The developers and producers at Zombie Studios gave me an insight into what makes the Seattle’s gaming community tick. They suggested Seattle has a near-perfect mix of artistic people and technology-centric companies. That seems fair, but there are a few other communities in the country – such as Austin and Boston – that have a similar balance but don’t enjoy the same success rate.
What, then, is the factor that pushes Seattle over the top?
From all available evidence, it seems the catalyst is actually more of a constraint. Entrepreneurs in Seattle created game companies in part, because it is so difficult to do everything else. The area’s relative shortage of investment capital has pushed entrepreneurs to create startups that wouldn’t normally top many people’s to-do lists. (I’ll be delving deeper into the lack of capital in a future post.)
What does this have to do with gaming? Well, gaming is traditionally one of the most revenue-driven sectors of the tech industry. That’s not to say it’s a guaranteed win, but the historical model of game development doesn’t rely on venture capital to the extent other startups do.
To clarify, it’s important to understand the developer-publisher model that is ingrained in the video game world.
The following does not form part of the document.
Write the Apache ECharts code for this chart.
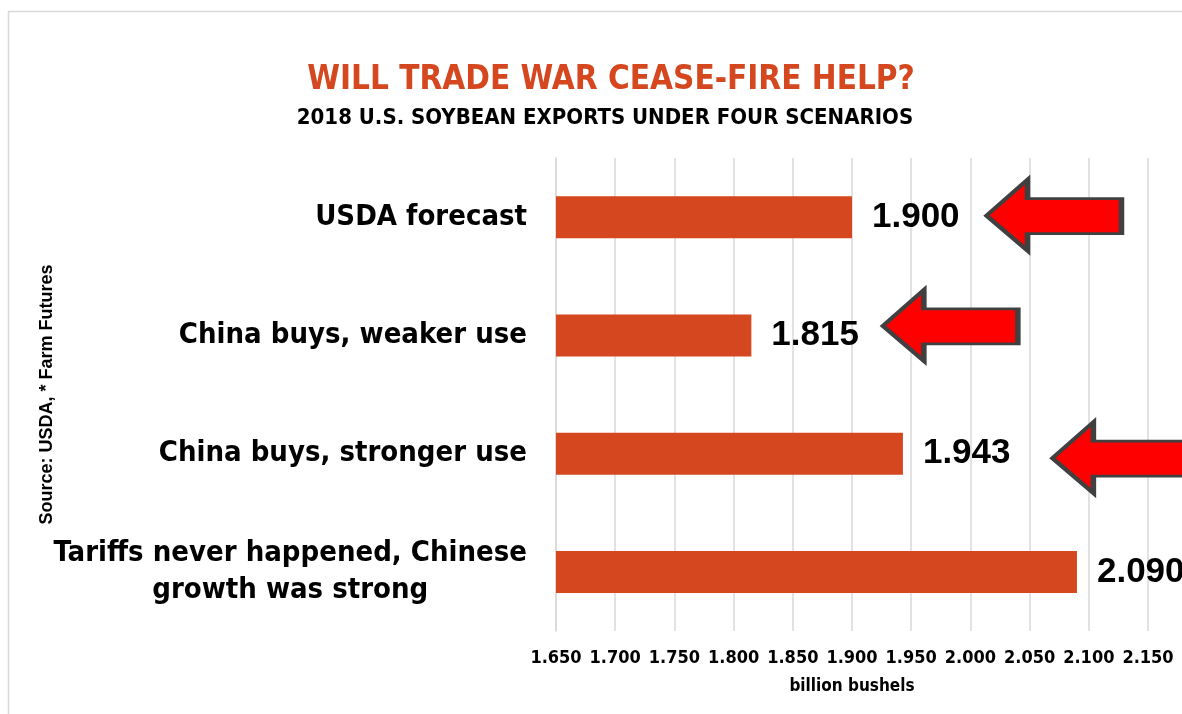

In the normal course of developing an indie game, the developers approach an existing publisher with the idea of the game. The publisher then finances the game and takes part of the proceeds following its release. Instead of equity, the publisher gets a payout, as the game sells.
This variation on the venture capital model is likely a key reason gaming is so successful here. The large technology base combined with creativity provides a solid foundation, but it is the mutation of the traditional venture capital model that pushes it over the top – a point verified by nearly everyone I have spoken to in the area.
For people who want to live in Seattle and work in technology, there are few options left outside of gaming. That explains why gaming began to take off in the ’90s, but it only partially explains why it has seen such strong success over time. That sustained success falls into line with the normal ecosystem pattern of feeding past wins back into the community. After the initial companies succeed, and their employees become financially secure, it’s normal that they’ll then strike out on their own.
The seed-to-tree cycle serves as an apt metaphor. The first company grows from a seed into a large tree, which then shoots off seeds of its own. And the cycle continues.
What’s different here is that while most seeds mutate only slightly from the original organism, in Seattle the gaming industry has changed dramatically since it was spawned by Microsoft. It’s this dramatic and forced deviation that continues to drive the community forward today.